私にとっては出来がいいのも悪いのも、テキストはどれも同じだけかわいいのであるが、メールボックスが愛知万博のマンモスラボ並みに賑わう日もあれば、シーズン終わりの海の家のように閑散としている日もある。
そして、前回のテキストは前者だった(ありがとう)。


「思い出のキス、ベストスリーなんてよく選べますねえ。そんなの覚えてませんよ」と感心半分、あきれ半分で何人かに言われたけれど、“とっておき”があるってそんなにめずらしいかな?
もしこれが「よかったエッチ、ベストスリー」だったら身も蓋もないし、私には選ぶことができないけれど、キスならばっちりだ(ベストテンを挙げろと言われたら無理だけれど)。
上手だったとかムード満点だったとか、そんな話ではない。唇のキスもそうでないキスも、思い出すと幸せに包まれるものも胸が苦しくなるものも混じっているけれど、とにかくその三つは特別で、私はたぶん一生忘れない。

で、合鍵の話。
前回、「合鍵を渡したら留守中に部屋を物色されるのでは?なんて考えたことがない」と書いたが、トラブル経験者もやはりおられるようだ。
日記を読まれて大ゲンカをしたというのはまだかわいいほうで、「当時、貯金箱のお金が減ることがあったが、どうしても訊けなかった」といまだにモヤモヤしたものを抱えているという話には胸がきゅっとなった。また、
「(部屋を物色されるかも、と心配するなんて)アホか!と言いたい。そんな相手となぜつきあうのか」
と息巻く、某男性日記書きさん。ほんとそうよねえーと相槌を打ちつつ読み進めたら、「私はそれで浮気がばれました」というオチつきであった。物色されてるがなー!

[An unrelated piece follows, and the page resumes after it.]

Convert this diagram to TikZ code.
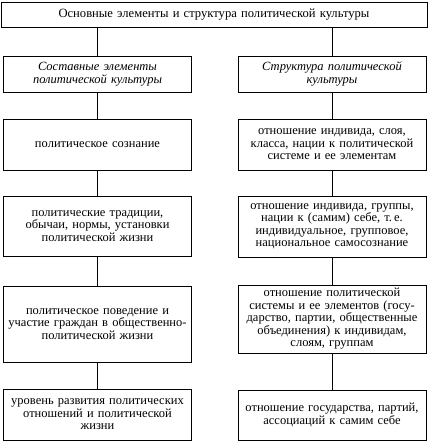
\documentclass[tikz,border=0pt]{standalone}
\usepackage{fontspec}
\setmainfont{Liberation Serif}
\begin{document}
\begin{tikzpicture}[x=1pt,y=-1pt,
  box/.style={draw=black,line width=0.9pt,rectangle,inner xsep=2pt,inner ysep=0pt,align=center,
    text width=184pt,font=\fontsize{12.5}{12.5}\selectfont},
  link/.style={draw=black,line width=0.9pt}]
\useasboundingbox (0,0) rectangle (432,444);
\fill[white] (0,0) rectangle (432,444);
% title
\node[box,text width=422pt,minimum height=25pt,font=\fontsize{12.6}{13}\selectfont] (T) at (214,14.5) {Основные элементы и структура политической культуры};
% left column
\node[box,minimum height=36pt] (L0) at (97.5,74) {\itshape Составные элементы\\\itshape политической культуры};
\node[box,minimum height=51pt] (L1) at (97.5,144.5) {политическое сознание};
\node[box,minimum height=60pt] (L2) at (97.5,226) {политические традиции,\\обычаи, нормы, установки\\политической жизни};
\node[box,minimum height=76pt] (L3) at (97.5,324) {политическое поведение и\\участие граждан в общественно-\\политической жизни};
\node[box,minimum height=51pt] (L4) at (97.5,414.5) {уровень развития политических\\отношений и политической\\жизни};
% right column
\node[box,minimum height=36pt] (R0) at (332,74) {\itshape Структура политической\\\itshape культуры};
\node[box,minimum height=51pt] (R1) at (332,144.5) {отношение индивида, слоя,\\класса, нации к политической\\системе и ее элементам};
\node[box,minimum height=61pt] (R2) at (332,226.5) {отношение индивида, группы,\\нации к (самим) себе, т.\,е.\\индивидуальное, групповое,\\национальное самосознание};
\node[box,minimum height=68pt] (R3) at (332,319) {отношение политической\\системы и ее элементов (госу-\\дарство, партии, общественные\\объединения) к индивидам,\\слоям, группам};
\node[box,minimum height=50pt] (R4) at (332,415) {отношение государства, партий,\\ассоциаций к самим себе};
% connectors
\draw[link] (T.south -| L0.north) -- (L0.north);
\draw[link] (T.south -| R0.north) -- (R0.north);
\draw[link] (L0) -- (L1);
\draw[link] (L1) -- (L2);
\draw[link] (L2) -- (L3);
\draw[link] (L3) -- (L4);
\draw[link] (R0) -- (R1);
\draw[link] (R1) -- (R2);
\draw[link] (R2) -- (R3);
\draw[link] (R3) -- (R4);
\end{tikzpicture}
\end{document}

「もらった合鍵は別れるとき、どうしていましたか?」については、返しそびれていまも持っているという人も何人かおられたけれど、彼らを除くほぼ全員(二十人中十八人)が「返却する」という回答。それを返すことで区切りをつける、と見事に口を揃える。
やっぱりそういうものよね、だって“愛”鍵だもの・・・としみじみ頷く。
前にも書いたように、私は恋人が部屋に残していったものを捨てられない女である。指輪などプレゼントされたものを返したこともない。しかし、もし合鍵をくれた男性がいたなら、それだけは返したのではないかと想像する。

私は別れたら、相手とは一切の連絡を断つ。電話もしないし、メールも送らない。いつもそうだ。
きれいさっぱり吹っ切った・・・というわけではない。むしろその逆だから、中途半端につながっているのがつらいのだ。彼の中の自分が日毎に小さくなっていくのを見るのは耐えられない。別れた恋人とはいい友人になるという人もいるだろうけれど、私にはそんな器用な真似はできない。
だから、私にとって「合鍵を返す」という別れの儀式は形の上でのけじめというより、「もう、これで終わりなんだよ、わかったね?」と自分自身に言い聞かせる、思い知らせる意味で必要そうだ。

* * * * *

いただいたメールの中にはなかなか切ないものがあって、読みながら岡本真夜さんの「サヨナラ」が頭の中を流れた。

別れの手紙と 合カギ入れて
ポストに落とした
勝手にサヨナラ 決めてゴメンね
許してほしいの


その場面を想像しただけで胸がつぶれそうだ。
合鍵、もらったことなくてよかったよ。おかげでこの痛みを味わわずに済んだんだもの。
いや、まあ、私は振られることのほうが多かったけどさ(・・・もっと悲しいじゃないか!)。

ひさしぶりの週末更新なのに、なんか話が暗いな。